Economic Outlook for China
By Naomi Rovnick
LONDON (Reuters) – China still faces a challenging economic situation, and it is hard to maintain a positive outlook for the world's second-biggest economy, according to Sonja Laud, Chief Investment Officer at Legal & General (LON:LGEN) Investment Management.
China plans to implement an "appropriately loose" monetary policy in the coming year, marking the first easing in approximately 14 years. This will be coupled with a more proactive fiscal policy aimed at stimulating economic growth, as reported by the Politburo on Monday.
Laud stated, "You can't really stimulate away the excess in real estate that has been built over decades." She emphasized that the domestic consumer cannot offset the ongoing weakness in the real estate sector, while also referencing potential U.S. tariffs as additional challenges. "We're not too positive on this," she added.
China's economy has struggled throughout the year, prompting policymakers to take action in September.
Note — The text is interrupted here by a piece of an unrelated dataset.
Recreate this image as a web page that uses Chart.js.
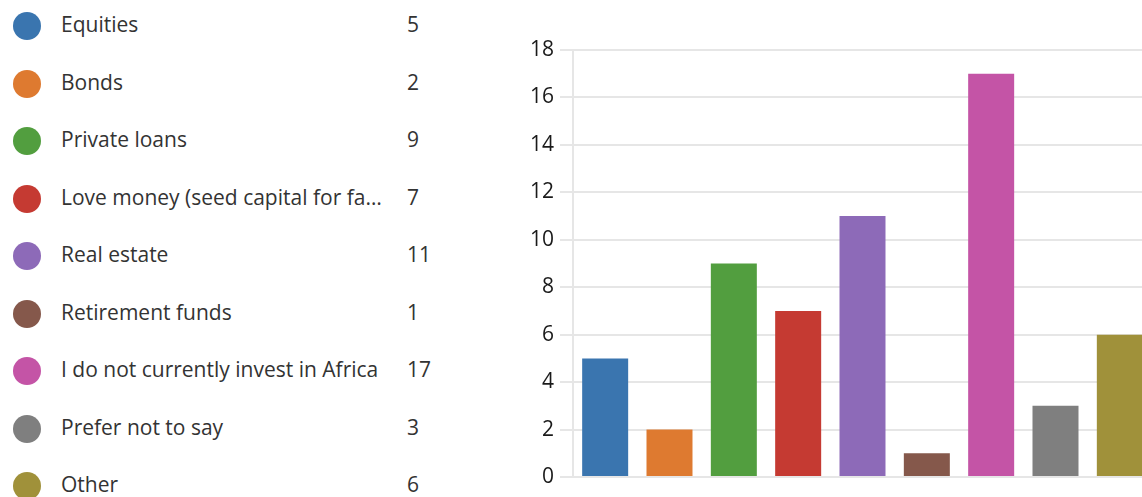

The central bank announced its most aggressive monetary easing since the pandemic, which included cutting interest rates and injecting 1 trillion yuan ($140 billion) into the financial system, among other measures.
The recent election of Donald Trump poses further challenges, particularly with his proposal for an additional 10% tariff on imports from China.
In a separate comment, Laud noted that UK gilts present good value, especially since the UK budget has been absorbed by the markets and the Bank of England is likely to continue lowering interest rates. Legal & General Investment Management oversees over $1 trillion in assets.
This year, Britain's government bond market has lagged behind its peers, with yields on 10-year gilts rising roughly 75 basis points. In contrast, U.S. yields have increased by 29 basis points, and German bonds have only risen 7 basis points.
Regarding Europe, Laud pointed out the difficulty in positioning investments amid escalating political uncertainty in France and Germany, the two largest economies in the eurozone. Germany is anticipated to hold a snap election in February, while France is experiencing its second political crisis within six months.
When discussing the United States, Laud highlighted the inflationary impact of potential U.S. tariffs, suggesting that markets may reconsider their expectations for Federal Reserve rate cuts next year.